Public defence: Charlotte Gehrke

Public defence: Charlotte Gehrke
Charlotte Gehrke will defend her PhD degree in Sociology at Nord University, Faculty of Social Sciences.
Ph.D. candidate Charlotte Gehrke.

Title dissertation:

From Science Communication to Science Diplomacy. Setting the Agenda on Arctic Marine Mammals

Topic trial lecture:

How can sociological media theory enable us to better understand the interplay between environmental research and narratives for more effective policy action in the digital age?

Time for trial lecture: 10:15 – 11:15
Time for public defence: 12:15 – 15:30
Place: Bodø, A13 Elias Blix and streaming
Chair of defence: Dean Elisabet Ljunggren

Assessment committee:

  • Professor Jason Colby, University of Victoria, Canada
  • Adjunct Professor Melody Brown Burkins, Dartmouth College, US
  • Postdoctoral Fellow Rojan Tordhol Ezzati, Nord University

Supervisors:

  • Main supervisor: Professor Corine Wood-Donnelly, Nord University
  • Co-supervisor: Professor Hannes Hansen-Magnusson, Cardiff University

The thesis is available for viewing by contacting Anneli Watterud, e-mail: anneli.m.watterud@nord.no.

About the thesis:

From the climate crisis to pollution and biodiversity loss, we are facing a host of environmental issues. Their impacts are especially visible in the Arctic, the planet’s fastest-warming region, with Arctic marine mammals (AMMs) – polar bears, seals, walruses, and whales – often framed as representatives of these crises. Be it a lonely polar bear drifting on an ice floe or walruses fighting for space on an overcrowded beach, this thesis asks why and how these stories invoking AMMs are constructed and how they can potentially be improved to ensure that the most pressing environmental issues facing our planet rise to the top of the political and media agenda. Specifically, I focus on how the practitioners employing the agenda-setting practices of science communication, journalism, policy and diplomacy create and engage with these stories.

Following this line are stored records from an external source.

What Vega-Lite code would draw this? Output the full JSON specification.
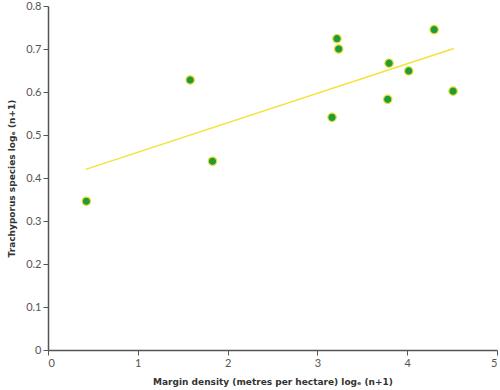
{
  "$schema": "https://vega.github.io/schema/vega-lite/v6.json",
  "width": 449,
  "height": 344,
  "autosize": {"type": "none"},
  "padding": {"left": 48, "top": 6, "right": 3, "bottom": 40},
  "background": "white",
  "config": {
    "view": {"stroke": null},
    "font": "Lato",
    "axis": {
      "grid": false,
      "domainColor": "#555555",
      "domainWidth": 1.5,
      "tickColor": "#555555",
      "tickSize": 5,
      "labelColor": "#555555",
      "labelFont": "Lato",
      "labelFontSize": 11,
      "titleFont": "DejaVu Sans",
      "titleFontSize": 9,
      "titleFontWeight": "bold",
      "titleColor": "#333333"
    }
  },
  "datasets": {
    "points": [
      {"x": 0.427, "y": 0.346},
      {"x": 1.583, "y": 0.628},
      {"x": 1.832, "y": 0.439},
      {"x": 3.163, "y": 0.541},
      {"x": 3.218, "y": 0.724},
      {"x": 3.237, "y": 0.700},
      {"x": 3.798, "y": 0.667},
      {"x": 3.783, "y": 0.583},
      {"x": 4.017, "y": 0.649},
      {"x": 4.300, "y": 0.745},
      {"x": 4.511, "y": 0.602}
    ],
    "fit": [
      {"x": 0.42, "y": 0.420},
      {"x": 4.519, "y": 0.701}
    ]
  },
  "layer": [
    {
      "data": {"name": "fit"},
      "mark": {"type": "line", "color": "#f2e33a", "strokeWidth": 1.5},
      "encoding": {
        "x": {
          "field": "x", "type": "quantitative",
          "scale": {"domain": [0, 5], "nice": false},
          "axis": {"values": [0, 1, 2, 3, 4, 5], "format": "d", "title": "Margin density (metres per hectare) logₑ (n+1)", "titlePadding": 9}
        },
        "y": {
          "field": "y", "type": "quantitative",
          "scale": {"domain": [0, 0.8], "nice": false},
          "axis": {"values": [0, 0.1, 0.2, 0.3, 0.4, 0.5, 0.6, 0.7, 0.8], "format": ".1~f", "title": "Trachyporus species logₑ (n+1)", "titlePadding": 9}
        }
      }
    },
    {
      "data": {"name": "points"},
      "mark": {"type": "point", "filled": true, "fill": "#1f9a3c", "stroke": "#e6dc2e", "strokeWidth": 1.2, "size": 70, "opacity": 1},
      "encoding": {
        "x": {"field": "x", "type": "quantitative"},
        "y": {"field": "y", "type": "quantitative"}
      }
    }
  ]
}
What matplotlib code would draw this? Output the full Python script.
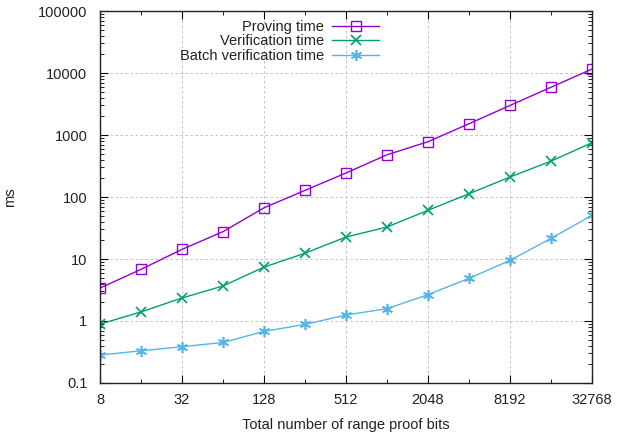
import matplotlib
matplotlib.use("Agg")
import matplotlib.pyplot as plt
from matplotlib.ticker import FixedLocator, NullFormatter, LogLocator

plt.rcParams['font.family'] = ['Liberation Sans', 'DejaVu Sans']

bits = [8, 16, 32, 64, 128, 256, 512, 1024, 2048, 4096, 8192, 16384, 32768]
proving = [3.4, 6.8, 14.3, 27.6, 67, 128, 244, 480, 780, 1520, 3000, 5900, 11600]
verification = [0.89, 1.4, 2.35, 3.67, 7.4, 12.4, 22.6, 32.8, 61, 113, 210, 380, 750]
batch = [0.283, 0.33, 0.385, 0.45, 0.68, 0.88, 1.25, 1.58, 2.66, 4.88, 9.5, 21.5, 50.7]
x_ticks = [8, 32, 128, 512, 2048, 8192, 32768]
x_minor = [16, 64, 256, 1024, 4096, 16384]
y_ticks = [0.1, 1, 10, 100, 1000, 10000, 100000]
y_labels = ['0.1', '1', '10', '100', '1000', '10000', '100000']

fig = plt.figure(figsize=(6.17, 4.33), dpi=100)
ax = fig.add_axes([0.162, 0.1155, 0.7975, 0.859])

ax.plot(bits, proving, color='#9400d3', marker='s', mfc='none', ms=7, mew=1, lw=1, label='Proving time')
ax.plot(bits, verification, color='#009e73', marker='x', ms=7, mew=1.2, lw=1, label='Verification time')
ax.plot(bits, batch, color='#56b4e9', marker=(6, 2, 0), ms=8, mew=1.2, lw=1, label='Batch verification time')

ax.set_xscale('log', base=2)
ax.set_yscale('log')
ax.set_xlim(8, 32768)
ax.set_ylim(0.1, 100000)
ax.xaxis.set_major_locator(FixedLocator(x_ticks))
ax.set_xticklabels([str(v) for v in x_ticks])
ax.xaxis.set_minor_locator(FixedLocator(x_minor))
ax.xaxis.set_minor_formatter(NullFormatter())
ax.yaxis.set_major_locator(FixedLocator(y_ticks))
ax.set_yticklabels(y_labels)
ax.yaxis.set_minor_locator(LogLocator(base=10, subs=range(2, 10), numticks=20))
ax.yaxis.set_minor_formatter(NullFormatter())

ax.tick_params(which='both', direction='in', top=True, right=True, labelsize=10.5, colors='#000000', labelcolor='#222222')
ax.tick_params(which='major', length=6, width=0.8)
ax.tick_params(which='minor', length=3, width=0.6)
ax.tick_params(axis='x', pad=7)
ax.tick_params(axis='y', pad=9)

ax.grid(True, which='major', color='#b8b8b8', ls=(0, (3, 3)), lw=0.6)
for s in ax.spines.values():
    s.set_linewidth(1.0)
    s.set_color('#222222')

ax.set_xlabel('Total number of range proof bits', fontsize=10.5, color='#222222', labelpad=8)
ax.set_ylabel('ms', fontsize=10.5, color='#222222')
ax.yaxis.set_label_coords(-0.168, 0.5)

leg = ax.legend(loc='upper right', bbox_to_anchor=(0.588, 1.004), markerfirst=False, frameon=False,
                fontsize=10.5, handlelength=3.2, labelspacing=0.05, borderaxespad=0.3, handletextpad=0.6)
for t in leg.get_texts():
    t.set_color('#222222')

fig.savefig('out.png', dpi=100)
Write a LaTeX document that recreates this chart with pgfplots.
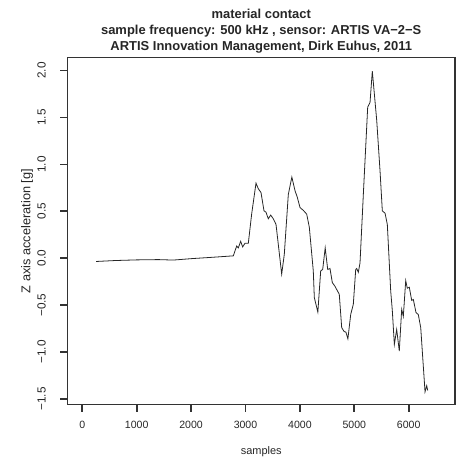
\documentclass[border=0pt]{standalone}
\usepackage{pgfplots}
\pgfplotsset{compat=1.18}
\usepackage{fontspec}
\setmainfont{Liberation Sans}
\begin{document}
\begin{tikzpicture}
\useasboundingbox (0,0) rectangle (458bp,459bp);
\begin{axis}[
  at={(67.5bp,54.5bp)}, anchor=south west,
  scale only axis, width=387.5bp, height=347bp,
  xmin=-272, xmax=6851, ymin=-1.56, ymax=2.14,
  axis line style={draw=black!80, line width=1.7bp},
  tick align=outside, tick pos=left, major tick length=7bp,
  every tick/.style={draw=black!80, line width=1.7bp},
  xtick={0,1000,2000,3000,4000,5000,6000},
  xticklabels={0,1000,2000,3000,4000,5000,6000},
  ytick={-1.5,-1,-0.5,0,0.5,1,1.5,2},
  yticklabels={−1.5,−1.0,−0.5,0.0,0.5,1.0,1.5,2.0},
  xticklabel style={font=\fontsize{10.6}{12}\selectfont, text=black!85, at={(xticklabel cs:0)}, anchor=center, yshift=-13.5bp},
  yticklabel style={font=\fontsize{11.8}{13}\selectfont, text=black!85, at={(yticklabel cs:0)}, xshift=-18.8bp, rotate=90, anchor=center},
  xlabel={samples},
  ylabel={Z axis acceleration [g]},
  xlabel style={font=\fontsize{11}{12}\selectfont, text=black!85, at={(axis description cs:0.5,-0.136)}, anchor=center},
  ylabel style={font=\fontsize{12.8}{14}\selectfont, text=black!85, at={(axis description cs:-0.1045,0.5)}, anchor=center},
  title={material contact\\sample frequency: 500 kHz , sensor: ARTIS VA−2−S\\ARTIS Innovation Management, Dirk Euhus, 2011},
  title style={at={(axis description cs:0.5,1)}, anchor=south, align=center, inner sep=0pt, yshift=-2bp,
    font=\bfseries\fontsize{13}{16.3}\selectfont, text=black!85},
]
\addplot[black!85, line width=0.8pt] coordinates {
(254,-0.035) (600,-0.025) (1000,-0.018) (1400,-0.015) (1673,-0.02) (2000,-0.005) (2400,0.01) (2776,0.025)
(2838,0.13) (2868,0.11) (2911,0.18) (2948,0.12) (2991,0.16) (3052,0.16) (3113,0.47) (3193,0.80)
(3236,0.74) (3285,0.70) (3340,0.505) (3377,0.49) (3419,0.42) (3463,0.46) (3511,0.42) (3561,0.36)
(3616,0.08) (3665,-0.17) (3713,0.04) (3787,0.68) (3852,0.865) (3910,0.72) (3952,0.65) (4002,0.54)
(4063,0.51) (4125,0.47) (4173,0.33) (4246,-0.135) (4265,-0.42) (4330,-0.575) (4382,-0.135) (4419,-0.12)
(4465,0.11) (4511,-0.12) (4553,-0.11) (4596,-0.26) (4645,-0.30) (4724,-0.385) (4768,-0.74) (4811,-0.78)
(4847,-0.79) (4882,-0.86) (4934,-0.60) (4982,-0.49) (5026,-0.12) (5044,-0.11) (5074,-0.15) (5105,-0.05)
(5166,0.68) (5246,1.61) (5289,1.66) (5331,1.995) (5412,1.47) (5473,0.93) (5515,0.505) (5565,0.48)
(5607,0.36) (5669,-0.35) (5699,-0.56) (5736,-0.92) (5779,-0.76) (5827,-0.99) (5871,-0.545) (5901,-0.62)
(5945,-0.24) (5974,-0.32) (6011,-0.31) (6055,-0.45) (6085,-0.44) (6134,-0.58) (6176,-0.60) (6221,-0.74)
(6300,-1.425) (6331,-1.36) (6349,-1.41)
};
\end{axis}
\draw[black!80, line width=1.7bp] (67.5bp,54.5bp) rectangle (455bp,401.5bp);
\end{tikzpicture}
\end{document}
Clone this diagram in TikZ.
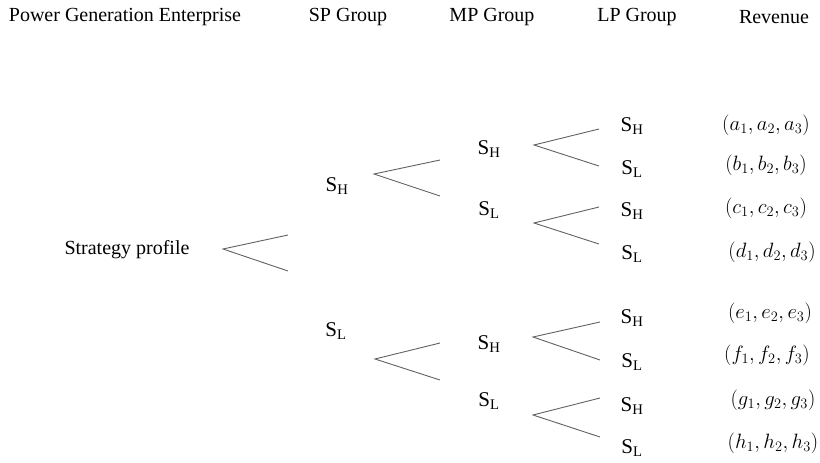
\documentclass[tikz,border=0pt]{standalone}
\usepackage{fontspec}
\setmainfont{Liberation Serif}
\begin{document}
\begin{tikzpicture}[x=1pt,y=-1pt,
  head/.style={font=\fontsize{20}{23}\selectfont, inner sep=0pt},
  lbl/.style={font=\fontsize{21}{24}\selectfont, inner sep=0pt},
  pay/.style={font=\fontsize{22.5}{25}\selectfont, inner sep=0pt},
  fork/.style={draw=black!62, line width=0.9pt}]
\useasboundingbox (0,0) rectangle (820,463);

% column headings
\node[head] (hPGE) at (125,17) {Power Generation Enterprise};
\node[head] (hSP)  at (348,17) {SP Group};
\node[head] (hMP)  at (492,17) {MP Group};
\node[head] (hLP)  at (637,17) {LP Group};
\node[head] (hRev) at (774,17) {Revenue};

% root
\node[head] (root) at (127,250) {Strategy profile};

% SP group choices
\node[lbl] (spH) at (337,186) {$\mathrm{S}_{\mathrm{H}}$};
\node[lbl] (spL) at (336,331) {$\mathrm{S}_{\mathrm{L}}$};

% MP group choices
\node[lbl] (mpHH) at (489,149) {$\mathrm{S}_{\mathrm{H}}$};
\node[lbl] (mpHL) at (489,210) {$\mathrm{S}_{\mathrm{L}}$};
\node[lbl] (mpLH) at (489,344) {$\mathrm{S}_{\mathrm{H}}$};
\node[lbl] (mpLL) at (489,401) {$\mathrm{S}_{\mathrm{L}}$};

% LP group choices
\node[lbl] (lp1) at (632,126) {$\mathrm{S}_{\mathrm{H}}$};
\node[lbl] (lp2) at (632,169) {$\mathrm{S}_{\mathrm{L}}$};
\node[lbl] (lp3) at (632,211) {$\mathrm{S}_{\mathrm{H}}$};
\node[lbl] (lp4) at (632,254) {$\mathrm{S}_{\mathrm{L}}$};
\node[lbl] (lp5) at (632,318) {$\mathrm{S}_{\mathrm{H}}$};
\node[lbl] (lp6) at (632,362) {$\mathrm{S}_{\mathrm{L}}$};
\node[lbl] (lp7) at (632,406) {$\mathrm{S}_{\mathrm{H}}$};
\node[lbl] (lp8) at (632,448) {$\mathrm{S}_{\mathrm{L}}$};

% payoffs
\node[pay] (r1) at (766,125) {$(a_1, a_2, a_3)$};
\node[pay] (r2) at (766,165) {$(b_1, b_2, b_3)$};
\node[pay] (r3) at (766,208) {$(c_1, c_2, c_3)$};
\node[pay] (r4) at (772,252) {$(d_1, d_2, d_3)$};
\node[pay] (r5) at (770,313) {$(e_1, e_2, e_3)$};
\node[pay] (r6) at (767,355) {$(f_1, f_2, f_3)$};
\node[pay] (r7) at (773,400) {$(g_1, g_2, g_3)$};
\node[pay] (r8) at (773,443) {$(h_1, h_2, h_3)$};

% fork apexes and open ends
\coordinate (f0) at (223,249);
\coordinate (f0a) at (288,235);
\coordinate (f0b) at (288,271);

\coordinate (f1) at (374,174);
\coordinate (f1a) at (440,160);
\coordinate (f1b) at (440,196);

\coordinate (f2) at (375,359);
\coordinate (f2a) at (440,343);
\coordinate (f2b) at (440,380);

\coordinate (f3) at (534,145);
\coordinate (f3a) at (599,129);
\coordinate (f3b) at (599,166);

\coordinate (f4) at (534,223);
\coordinate (f4a) at (599,207);
\coordinate (f4b) at (599,244);

\coordinate (f5) at (533,337);
\coordinate (f5a) at (600,322);
\coordinate (f5b) at (600,360);

\coordinate (f6) at (533,415);
\coordinate (f6a) at (600,398);
\coordinate (f6b) at (600,437);

\foreach \f in {f0,f1,f2,f3,f4,f5,f6}
  \draw[fork] (\f a) -- (\f) -- (\f b);
\end{tikzpicture}
\end{document}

I anchor my research in environmental and media sociology within the context of human-animal studies to examine how practitioners frame AMMs in environmental news and policy discourses. To do so, I conducted semi-structured interviews and informal conversations with practitioners and analysed news and policy documents, resulting in four peer-reviewed single-authored articles.

The first article explores practitioners’ motivations to invoke AMMs in environmental news reporting, highlighting their aim to raise awareness and provoke political actions to address environmental issues threatening AMMs. The paper also highlights problematic trends in AMM-based news reporting and their potential causes. The second article analyses 120 years of news reporting on seal governance in the North American Arctic, highlighting shifts in framing. The third paper focuses on polar bear governance, contrasting policy discourses across two distinct eras and advancing the conceptualisation of Arctic science diplomacy by establishing a set of success criteria. The fourth article discusses the contributions of science communication practitioners to science diplomacy efforts regarding AMM governance, utilising Leach’s 2015 framework to identify three applications of science communication in science diplomacy: raising awareness, policy communication, and public outreach.

The Kappe contextualises the articles, presenting four actionable takeaways for practitioners to improve AMM-based environmental communications: Practitioners need to 1) consider the human perspectives from which AMM-based communications are created, and the lived realities and knowledges of local and Indigenous Arctic communities; 2) support local news reporting to facilitate authentic news coverage from the North about the North; 3) strengthen practitioner relationships to ensure the kind of transparent and open exchange necessary for successful science communication, journalism, policy, and diplomacy to occur; and 4) diversify flagship species,
playing on a broader cast of charismatic species representing the impacts of environmental crises to minimise the fallout of misinformation targeting specific flagship species, such as polar bears.